Experienced designers develop a feedback loop between architecture, constraint writing, and post-implementation analysis. Static timing analysis is not a one-time event; it should be run after each significant change, and worst-case paths should be examined manually. A disciplined approach to design review, simulation, and hardware validation forms the backbone of reliable FPGA development.
The Future of FPGA Fabric: Trends and Predictions
FPGA fabric architecture is evolving rapidly, driven by demands for AI inference at the edge, adaptive computing in data centers, and seamless integration with high-bandwidth memory. Devices like Xilinx Versal ACAP introduce AI engines and a programmable network-on-chip alongside the traditional LUT fabric, blurring the boundary between FPGA and heterogeneous accelerator. The addition of chiplets and advanced packaging will allow designers to build systems with multiple die, each optimized for a different function. Versal’s architecture is a leading example of how FPGAs are becoming domain-specific platforms while retaining full reconfigurability.

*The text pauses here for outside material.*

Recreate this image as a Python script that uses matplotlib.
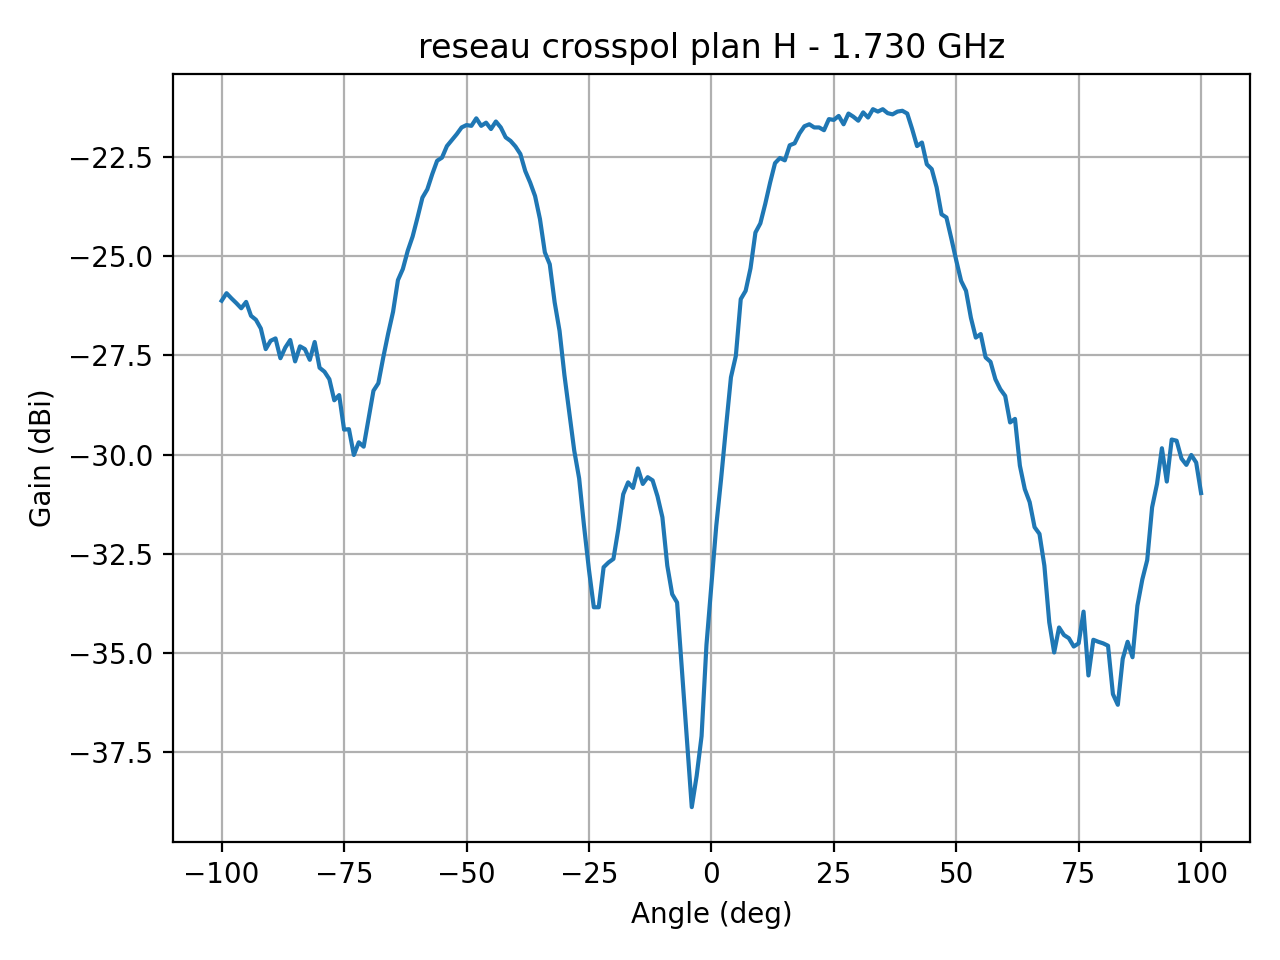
import numpy as np
import matplotlib
matplotlib.use("Agg")
import matplotlib.pyplot as plt

angles = np.arange(-100, 101, 1)

gain_neg = [
    -26.12, -25.93, -26.06, -26.18, -26.31, -26.15, -26.50, -26.60, -26.82, -27.34,  # -100..-91
    -27.13, -27.07, -27.57, -27.30, -27.11, -27.65, -27.27, -27.34, -27.61, -27.16,  # -90..-81
    -27.81, -27.91, -28.10, -28.63, -28.50, -29.37, -29.36, -30.01, -29.69, -29.80,  # -80..-71
    -29.10, -28.39, -28.20, -27.55, -26.95, -26.40, -25.60, -25.32, -24.86, -24.50,  # -70..-61
    -24.02, -23.52, -23.31, -22.93, -22.59, -22.51, -22.22, -22.07, -21.92, -21.75,  # -60..-51
    -21.69, -21.71, -21.52, -21.71, -21.63, -21.79, -21.60, -21.75, -22.00, -22.09,  # -50..-41
    -22.23, -22.42, -22.85, -23.14, -23.48, -24.06, -24.90, -25.20, -26.16, -26.88,  # -40..-31
    -28.00, -28.95, -29.90, -30.60, -31.80, -32.90, -33.85, -33.85, -32.84, -32.72,  # -30..-21
    -32.63, -31.88, -31.00, -30.70, -30.84, -30.35, -30.74, -30.57, -30.65, -31.05,  # -20..-11
    -31.58, -32.80, -33.52, -33.73, -35.45, -37.17, -38.89, -38.10, -37.10, -34.80,  # -10..-1
]
gain_pos = [
    -33.30,                                                                          # 0
    -31.80, -30.60, -29.30, -28.05, -27.51, -26.08, -25.87, -25.30, -24.40, -24.17,  # 1..10
    -23.68, -23.14, -22.65, -22.52, -22.58, -22.20, -22.15, -21.90, -21.72, -21.67,  # 11..20
    -21.75, -21.75, -21.82, -21.54, -21.56, -21.46, -21.67, -21.40, -21.48, -21.58,  # 21..30
    -21.37, -21.50, -21.29, -21.35, -21.29, -21.39, -21.42, -21.35, -21.33, -21.40,  # 31..40
    -21.79, -22.22, -22.13, -22.68, -22.80, -23.26, -23.94, -24.02, -24.55, -25.10,  # 41..50
    -25.62, -25.87, -26.55, -27.05, -26.96, -27.55, -27.66, -28.10, -28.35, -28.52,  # 51..60
    -29.19, -29.10, -30.28, -30.87, -31.20, -31.83, -32.00, -32.80, -34.23, -34.99,  # 61..70
    -34.36, -34.55, -34.63, -34.84, -34.76, -33.96, -35.57, -34.67, -34.72, -34.76,  # 71..80
    -34.82, -36.04, -36.31, -35.15, -34.72, -35.11, -33.81, -33.15, -32.66, -31.33,  # 81..90
    -30.74, -29.84, -30.68, -29.62, -29.65, -30.10, -30.26, -30.01, -30.20, -30.97,  # 91..100
]
gain = np.array(gain_neg + gain_pos)

title = "reseau crosspol plan H - 1.730 GHz"
xlabel = "Angle (deg)"
ylabel = "Gain (dBi)"

fig, ax = plt.subplots(figsize=(6.4, 4.8), dpi=200)
ax.plot(angles, gain)
ax.set_title(title)
ax.set_xlabel(xlabel)
ax.set_ylabel(ylabel)
ax.grid(True)
fig.subplots_adjust(left=0.1349, right=0.9766, bottom=0.1229, top=0.9226)
fig.savefig("out.png", dpi=200)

Despite these innovations, the core principles remain: configurable logic, flexible routing, and abundant registers are the foundation of every successful implementation. By mastering the architectural details and applying disciplined design practices, engineers can harness these devices to build systems that push the boundaries of digital performance. Continued education—through vendor documentation, academic research, and hands-on experimentation—will keep designers ahead of the curve as FPGAs become even more capable and pervasive.